During a J-Forum session hosted by the JoongAng Ilbo on Tuesday, Cha Hyeon-jin, head of the payment and settlement systems department at the Bank of Korea, said cryptocurrencies exchanged in Korea should not be considered a type of currency but as a commodity that investors buy and sell.

“The fact that people consider profitability when investing in cryptocurrencies indicates that they see virtual currencies as commodities,” Cha said in a speech opening the session. “If their prices are determined by and fluctuate based on supply and demand, then they should not be viewed as a means of payment or currency but as commodities.”

Cha added that if cryptocurrencies are categorized as commodities, it should be the Fair Trade Commission, not the Financial Services Commission, that ought to regulate and monitor exchanges.

The central bank is reportedly in the process of transferring regulatory responsibility for cryptocurrencies from the Financial Services Commission to the Fair Trade Commission, though an official from the Financial Services Commission said the Bank of Korea had yet to make such a request to the commission.

The Financial Services Commission raised the point earlier this month that currency might not be the best categorization for cryptocurrencies since the government can’t guarantee their value, but it was reluctant to support their designation as financial products since doing so might have an unexpected impact on the market.

“At this point, it is difficult to consider cryptocurrencies as currencies or financial products,” Kim Yong-beom, vice chairman of the commission, said during a meeting on Sept. 1. “But the indiscreet exchange of cryptocurrencies might inflict damage on the integrity of financial markets.”

The commission has instead focused on preventing possible consumer damage and illegal practices like money laundering. One measure implemented earlier this month requires banks to verify the identity of cryptocurrency account holders.

In Korea, cryptocurrency exchanges work with banks to create accounts for customers so they can withdraw and deposit money to be used at the exchanges. Identity verification was initially done by exchanges themselves, but the Financial Services Commission has ordered the banks to conduct the verification themselves.

As the Korean government is scrambling to come up with regulatory measures for cryptocurrencies, the Bank of International Settlement, “the central bank for central banks,” advised its members to consider issuing cryptocurrencies of their own, an indication that authorities can no longer ignore the rise of cryptocurrencies.

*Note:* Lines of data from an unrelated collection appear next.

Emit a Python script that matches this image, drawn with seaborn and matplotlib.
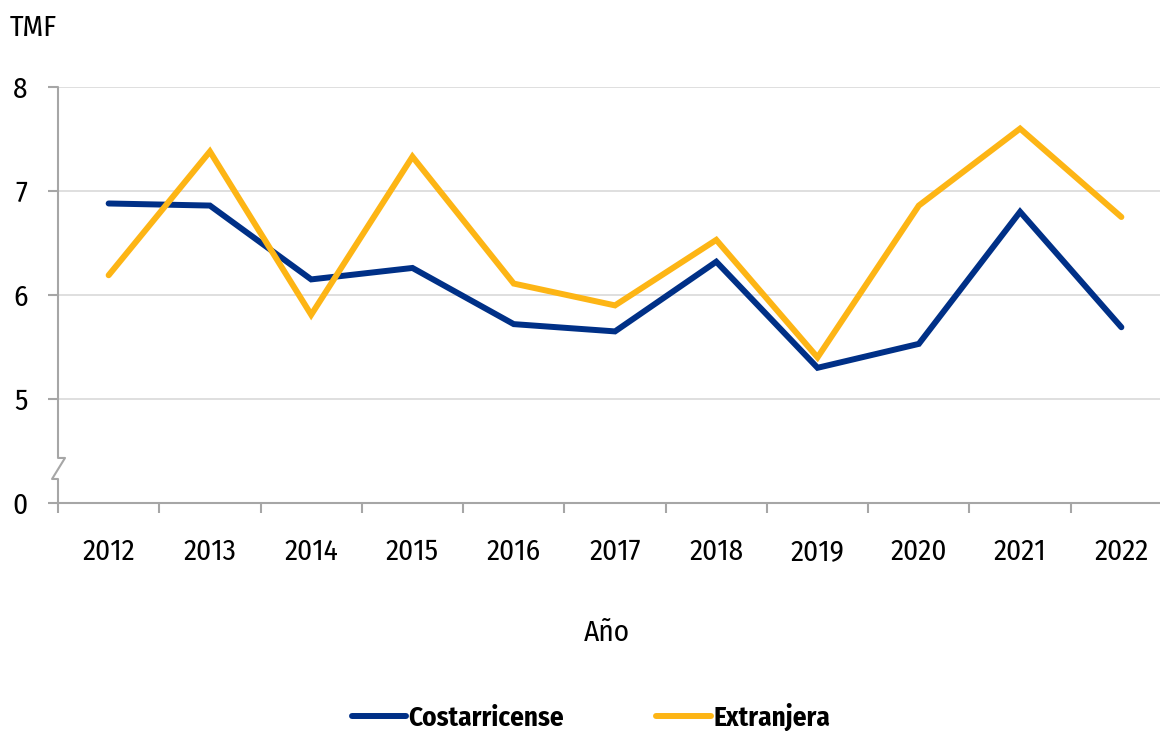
import pandas as pd
import numpy as np
import matplotlib.pyplot as plt
import matplotlib.transforms as mtransforms
import seaborn as sns

# ==============================
# Data
# ==============================
years = ["2012", "2013", "2014", "2015", "2016", "2017", "2018", "2019", "2020", "2021", "2022"]
costarricense = [6.88, 6.86, 6.15, 6.26, 5.72, 5.65, 6.32, 5.30, 5.53, 6.80, 5.69]
extranjera = [6.19, 7.38, 5.81, 7.33, 6.11, 5.90, 6.53, 5.40, 6.86, 7.60, 6.75]
ytick_vals = [4, 5, 6, 7, 8]          # 4 is shown as "0" (broken axis)
ytick_labels = ["0", "5", "6", "7", "8"]

df = pd.DataFrame({
    "pos": list(range(len(years))) * 2,
    "TMF": costarricense + extranjera,
    "Nacionalidad": ["Costarricense"] * len(years) + ["Extranjera"] * len(years),
})

# ==============================
# Style
# ==============================
sns.set_style("white")
plt.rcParams['font.family'] = ['Fira Sans Condensed', 'Open Sans Condensed',
                               'Roboto Condensed', 'Roboto', 'DejaVu Sans']
plt.rcParams['text.color'] = 'black'
plt.rcParams['xtick.color'] = 'black'
plt.rcParams['ytick.color'] = 'black'
font_size = 21
grey_axis = "#a6a6a6"

fig = plt.figure(figsize=(11.6, 7.31), dpi=100)
ax = fig.add_axes([58 / 1160, 1 - 503 / 731, 1114 / 1160, 416 / 731])

sns.lineplot(data=df, x="pos", y="TMF", hue="Nacionalidad",
             palette={"Costarricense": "#003087", "Extranjera": "#FDB515"},
             linewidth=4.3, ax=ax, legend=True)
for ln in ax.get_lines():
    ln.set_solid_capstyle("round")
    ln.set_solid_joinstyle("miter")

ax.set_xlim(-0.5, len(years) - 0.5)
ax.set_ylim(4, 8)

# gridlines
for v in ytick_vals[1:]:
    ax.axhline(v, color="#d9d9d9", lw=1.2, zorder=0)

# x ticks: labels at centres, marks at boundaries
ax.set_xticks(range(len(years)))
ax.set_xticklabels(years, fontsize=font_size)
ax.set_xticks(np.arange(-0.5, len(years) - 0.5, 1), minor=True)
ax.tick_params(axis="x", which="major", length=0, pad=25)
ax.tick_params(axis="x", which="minor", length=7, width=1.5, color=grey_axis, direction="out", bottom=True)

ax.set_yticks(ytick_vals)
ax.set_yticklabels(ytick_labels, fontsize=font_size)
ax.tick_params(axis="y", length=7, width=1.5, color=grey_axis, direction="out", left=True, pad=15)

ax.set_xlabel("")
ax.set_ylabel("")
for s in ["top", "right", "left"]:
    ax.spines[s].set_visible(False)
ax.spines["bottom"].set_color(grey_axis)
ax.spines["bottom"].set_linewidth(1.5)

# left spine with break marks
tr = mtransforms.blended_transform_factory(ax.transAxes, ax.transData)
dx = 7 / 1114
xs = [0, 0, dx, -0.85 * dx, 0, 0]
ys = [8, 4.433, 4.433, 4.231, 4.231, 4]
ax.plot(xs, ys, color=grey_axis, lw=1.5, transform=tr, clip_on=False, zorder=5)

# texts
fig.text(10 / 1160, 1 - 28 / 731, "TMF", fontsize=font_size, ha="left", va="center")
fig.text(607 / 1160, 1 - 633 / 731, "Año", fontsize=font_size, ha="center", va="center")

ax.get_legend().remove()
handles = ax.get_lines()[:2]
leg = fig.legend(handles, ["Costarricense", "Extranjera"], loc="center",
                 bbox_to_anchor=(591 / 1160, 1 - 717 / 731), ncol=2, frameon=False,
                 handlelength=2.0, handletextpad=0.1, columnspacing=3.4,
                 prop={"size": 19.5, "weight": "bold"})

fig.savefig("out.png", dpi=100)
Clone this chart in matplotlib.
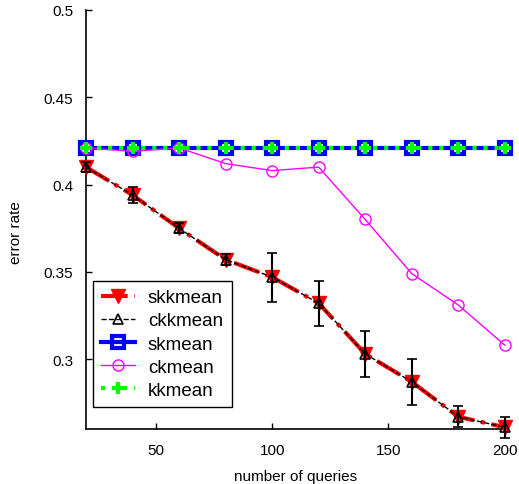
import matplotlib
matplotlib.use("Agg")
import matplotlib.pyplot as plt

plt.rcParams['font.family'] = ['Liberation Sans', 'DejaVu Sans']

queries = [20, 40, 60, 80, 100, 120, 140, 160, 180, 200]
skkmean = [0.410, 0.394, 0.375, 0.357, 0.347, 0.332, 0.303, 0.287, 0.267, 0.261]
ckkmean = [0.410, 0.394, 0.375, 0.357, 0.347, 0.332, 0.303, 0.287, 0.267, 0.261]
ckkmean_err = [0.003, 0.0045, 0.003, 0.003, 0.014, 0.013, 0.013, 0.013, 0.006, 0.006]
skmean = [0.421] * 10
ckmean = [0.421, 0.419, 0.421, 0.412, 0.408, 0.410, 0.380, 0.349, 0.331, 0.308]
kkmean = [0.421] * 10

yticks = [0.3, 0.35, 0.4, 0.45, 0.5]
ytick_labels = ['0.3', '0.35', '0.4', '0.45', '0.5']
xticks = [50, 100, 150, 200]

fig = plt.figure(figsize=(5.19, 4.85), dpi=100)
ax = fig.add_axes([0.1657, 0.1134, 0.807, 0.864])

h1, = ax.plot(queries, skkmean, color='red', linestyle='-.', linewidth=3,
              marker='v', markersize=10, markerfacecolor='red', markeredgecolor='red',
              label='skkmean', zorder=3, clip_on=False)
h2 = ax.errorbar(queries, ckkmean, yerr=ckkmean_err, color='black', linestyle='--',
                 linewidth=1, marker='^', markersize=7, markerfacecolor='none',
                 markeredgecolor='black', markeredgewidth=1.2, ecolor='black',
                 elinewidth=1.5, capsize=3.5, capthick=1.5, label='ckkmean', zorder=4)
for art in h2.lines[0:1] + tuple(h2.lines[1]) + tuple(h2.lines[2]):
    art.set_clip_on(False)
h3, = ax.plot(queries, skmean, color='blue', linestyle='-', linewidth=3,
              marker='s', markersize=8, markerfacecolor='none', markeredgecolor='blue',
              markeredgewidth=3, label='skmean', zorder=3, clip_on=False)
h4, = ax.plot(queries, ckmean, color='magenta', linestyle='-', linewidth=1,
              marker='o', markersize=8, markerfacecolor='none', markeredgecolor='magenta',
              label='ckmean', zorder=3, clip_on=False)
h5, = ax.plot(queries, kkmean, color='#00ff00', linestyle=':', linewidth=3,
              marker='+', markersize=9, markeredgewidth=3, label='kkmean', zorder=5,
              clip_on=False)

ax.set_xlim(20, 200)
ax.set_ylim(0.26, 0.5)
ax.set_xticks(xticks)
ax.set_yticks(yticks)
ax.set_yticklabels(ytick_labels)
ax.tick_params(direction='in', length=4, width=1, labelsize=11)
ax.tick_params(axis='y', pad=9)
ax.tick_params(axis='x', pad=10)

ax.spines['top'].set_visible(False)
ax.spines['right'].set_visible(False)
ax.spines['left'].set_linewidth(1.2)
ax.spines['bottom'].set_linewidth(1.2)

ax.set_xlabel('number of queries', fontsize=11)
ax.set_ylabel('error rate', fontsize=11)
ax.xaxis.set_label_coords(0.5, -0.095)
ax.yaxis.set_label_coords(-0.15, 0.47)

leg = ax.legend([h1, h2.lines[0], h3, h4, h5],
                ['skkmean', 'ckkmean', 'skmean', 'ckmean', 'kkmean'],
                loc='lower left', bbox_to_anchor=(0.016, 0.052), fontsize=13.5,
                frameon=True, fancybox=False, edgecolor='black', framealpha=1,
                handlelength=1.8, borderpad=0.45, labelspacing=0.32,
                handletextpad=0.7, borderaxespad=0)
leg.get_frame().set_linewidth(1)

fig.savefig('out.png', dpi=100)
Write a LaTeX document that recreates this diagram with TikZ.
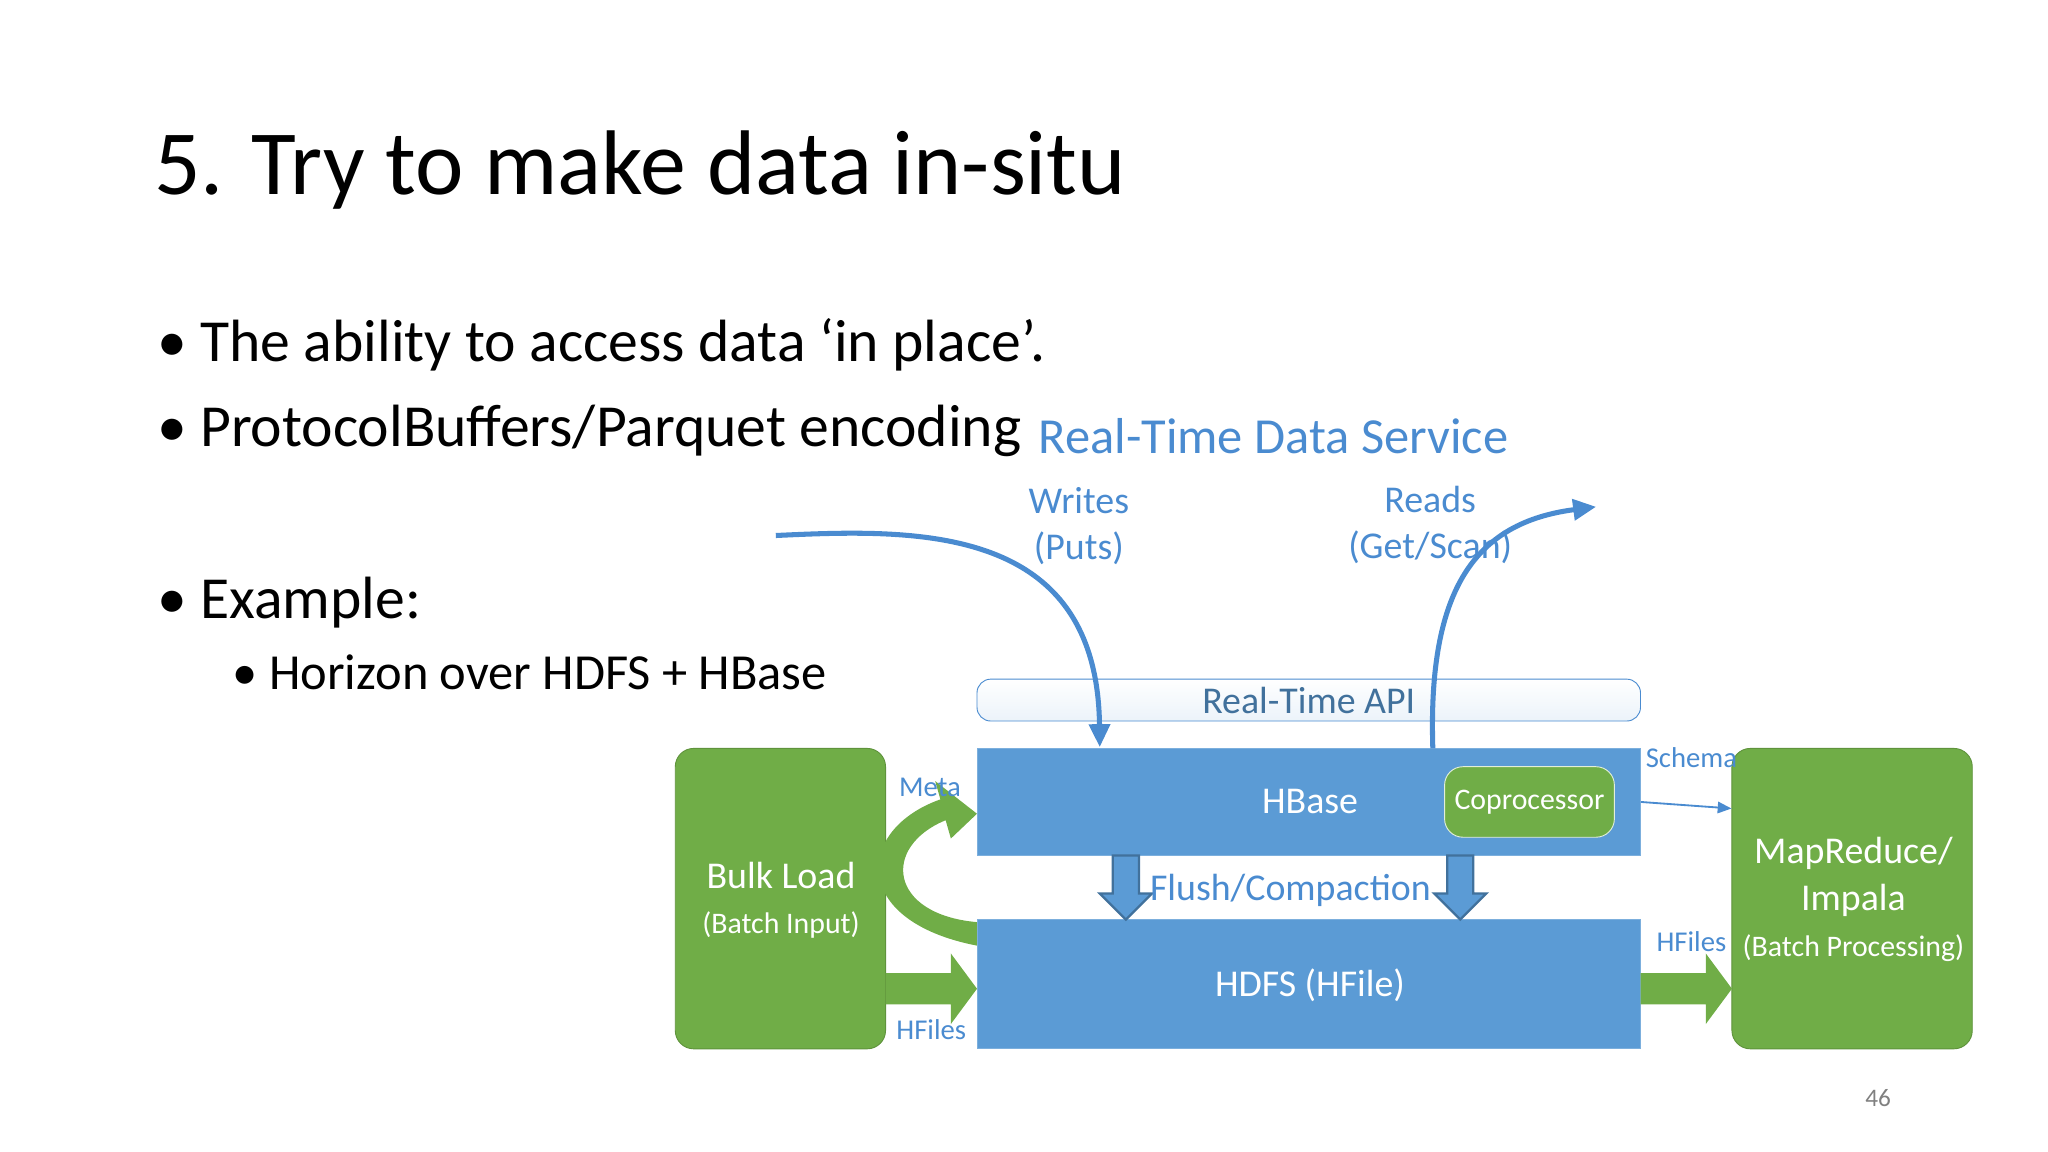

“All central banks may eventually have to decide whether issuing retail or wholesale CBCCs [central bank cryptocurrencies] makes sense in their own context,” the Bank of International Settlement said in a report Sunday. “In making this decision, central banks will have to consider not only consumer preferences for privacy and possible efficiency gains … but also the risks it may entail for the financial system and the wider economy, as well as any implications for monetary policy.”